Um momento de crise pede responsabilidade e liderança. Responsabilidade para enxergar o problema, compreender a sua extensão e buscar os meios de enfrenta-lo. E liderança para que esse enfrentamento não seja fruto de voluntarismos, omissões, dispersão de energias, desespero. Em momentos de crise o líder não foge do incêndio, não faz troça, não ignora a sua gravidade nem o poder destrutivo de suas chamas. A conduta do Presidente da República - diante da pandemia - viola todos os deveres da responsabilidade e exclui todos os atributos da liderança, ele que deveria agir para aplacar as chamas.
Minimizou os riscos da crise sanitária, provocou aglomerações, desqualificou orientações da OMS, estimulou o uso de medicamentos sem eficácia comprovada, boicotou o uso de máscaras, além de quedar-se inerte diante da falta de oxigênio em Manaus, omitindo-se da articulação indispensável com os demais gestores do País. Já amargamos mais de 200 mil mortos. O impeachment não é um sucedâneo do processo eleitoral, não é mecanismo de tirar governantes dos quais discordamos. Ele é um julgamento político-jurídico para punir a prática de crimes de responsabilidade. Não pode ser amesquinhado como tática de combater adversários no exercício legítimo do poder. Outrossim, esse zelo com a Democracia não pode ser confundido com negligência com o dever de fiscalizar o Poder, que ao parlamento foi cometido pela sociedade e pela Constituição. No caso do governo Bolsonaro, não é o número de pedidos de impeachment que impressiona, mas a gravidade das denúncias, a constituir abundantes razões jurídicas para o seu afastamento e as razões políticas dormem na consciência da sociedade e do Congresso Nacional. Não se pode contemporizar com um comportamento que atenta contra a Democracia, que ofende os poderes, que interfere nas instituições da República para proteger familiares e amigos, que persegue a imprensa livre, os artistas, a cultura, que desmonta os organismos de controle ambiental e que perpetra crimes em sequência contra a saúde pública.

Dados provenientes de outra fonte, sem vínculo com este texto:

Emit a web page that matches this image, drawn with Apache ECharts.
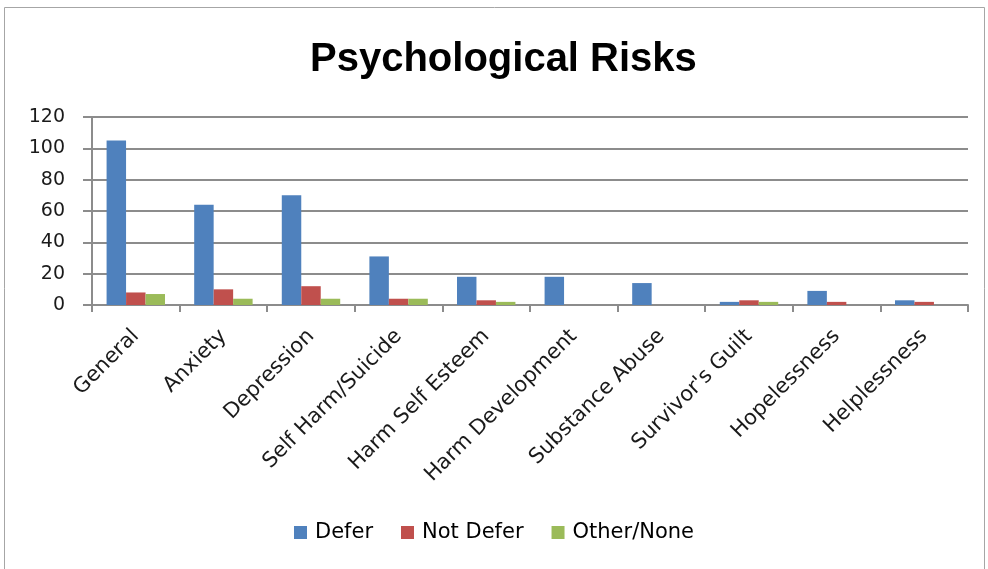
<!DOCTYPE html>
<html>
<head>
<meta charset="utf-8">
<script src="https://cdn.jsdelivr.net/npm/echarts@6/dist/echarts.min.js"></script>
<style>
  html, body { margin: 0; padding: 0; background: #ffffff; }
  #chart { width: 988px; height: 569px; }
</style>
</head>
<body>
<div id="chart"></div>
<script>
// Risk categories along the x axis
const categories = [
  'General', 'Anxiety', 'Depression', 'Self Harm/Suicide', 'Harm Self Esteem',
  'Harm Development', 'Substance Abuse', "Survivor's Guilt", 'Hopelessness', 'Helplessness'
];

// Counts per response group
const deferValues    = [105, 64, 70, 31, 18, 18, 14, 2, 9, 3];
const notDeferValues = [8, 10, 12, 4, 3, 0, 0, 3, 2, 2];
const otherValues    = [7, 4, 4, 4, 2, 0, 0, 2, 0, 0];

// Value axis ticks
const yTicks = [0, 20, 40, 60, 80, 100, 120];

const seriesNames = ['Defer', 'Not Defer', 'Other/None'];
const seriesColors = ['#4F81BD', '#C0504D', '#9BBB59'];
const seriesValues = [deferValues, notDeferValues, otherValues];

const chart = echarts.init(document.getElementById('chart'));

const labelFont = 'DejaVu Sans';

chart.setOption({
  backgroundColor: '#ffffff',
  animation: false,
  title: {
    text: 'Psychological Risks',
    left: 305,
    top: 35,
    textStyle: {
      fontFamily: 'Liberation Sans',
      fontWeight: 'bold',
      fontSize: 40,
      color: '#000000'
    }
  },
  graphic: [{
    type: 'rect',
    shape: { x: 4.5, y: 7.5, width: 980, height: 600 },
    style: { fill: 'none', stroke: '#a6a6a6', lineWidth: 1 },
    silent: true
  }],
  legend: {
    data: seriesNames,
    bottom: 21,
    left: 'center',
    icon: 'rect',
    itemWidth: 13,
    itemHeight: 13,
    itemGap: 28,
    textStyle: {
      fontFamily: labelFont,
      fontSize: 21,
      color: '#000000',
      padding: [0, 0, 0, 3]
    }
  },
  grid: {
    left: 92,
    right: 20,
    top: 117,
    bottom: 264,
    containLabel: false
  },
  xAxis: {
    type: 'category',
    data: categories,
    axisLine: { show: true, lineStyle: { color: '#8c8c8c', width: 2 } },
    axisTick: { show: true, alignWithLabel: false, length: 7, lineStyle: { color: '#8c8c8c', width: 2 } },
    axisLabel: {
      interval: 0,
      rotate: 45,
      margin: 28,
      fontFamily: labelFont,
      fontSize: 21,
      color: '#1a1a1a'
    }
  },
  yAxis: {
    type: 'value',
    min: yTicks[0],
    max: yTicks[yTicks.length - 1],
    interval: 20,
    axisLine: { show: true, lineStyle: { color: '#8c8c8c', width: 2 } },
    axisTick: { show: true, inside: false, length: 9, lineStyle: { color: '#8c8c8c', width: 2 } },
    splitLine: { show: true, lineStyle: { color: '#8c8c8c', width: 2 } },
    axisLabel: {
      margin: 27,
      fontFamily: labelFont,
      fontSize: 19,
      color: '#1a1a1a'
    }
  },
  series: seriesNames.map((name, i) => ({
    name: name,
    type: 'bar',
    data: seriesValues[i],
    barGap: '0%',
    barCategoryGap: '33.3%',
    itemStyle: { color: seriesColors[i] }
  }))
});
</script>
</body>
</html>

Um afastamento de um Presidente da República é sempre traumático e tem um custo social elevado, mas a história não nos perdoará o grave defeito da omissão. A ponderação que devemos ter no uso desse instrumental cede ante os abusos e violações em série praticados por Jair Bolsonaro. Ele se alimenta de um senso de responsabilidade que ele próprio não tem, para continuar a sua cruzada obscurantista e para quem a vida nada vale - "eu não sou coveiro" -. É hora de impor limites a essa insanidade despótica e genocida de quem, custa crer, carrega a faixa presidencial.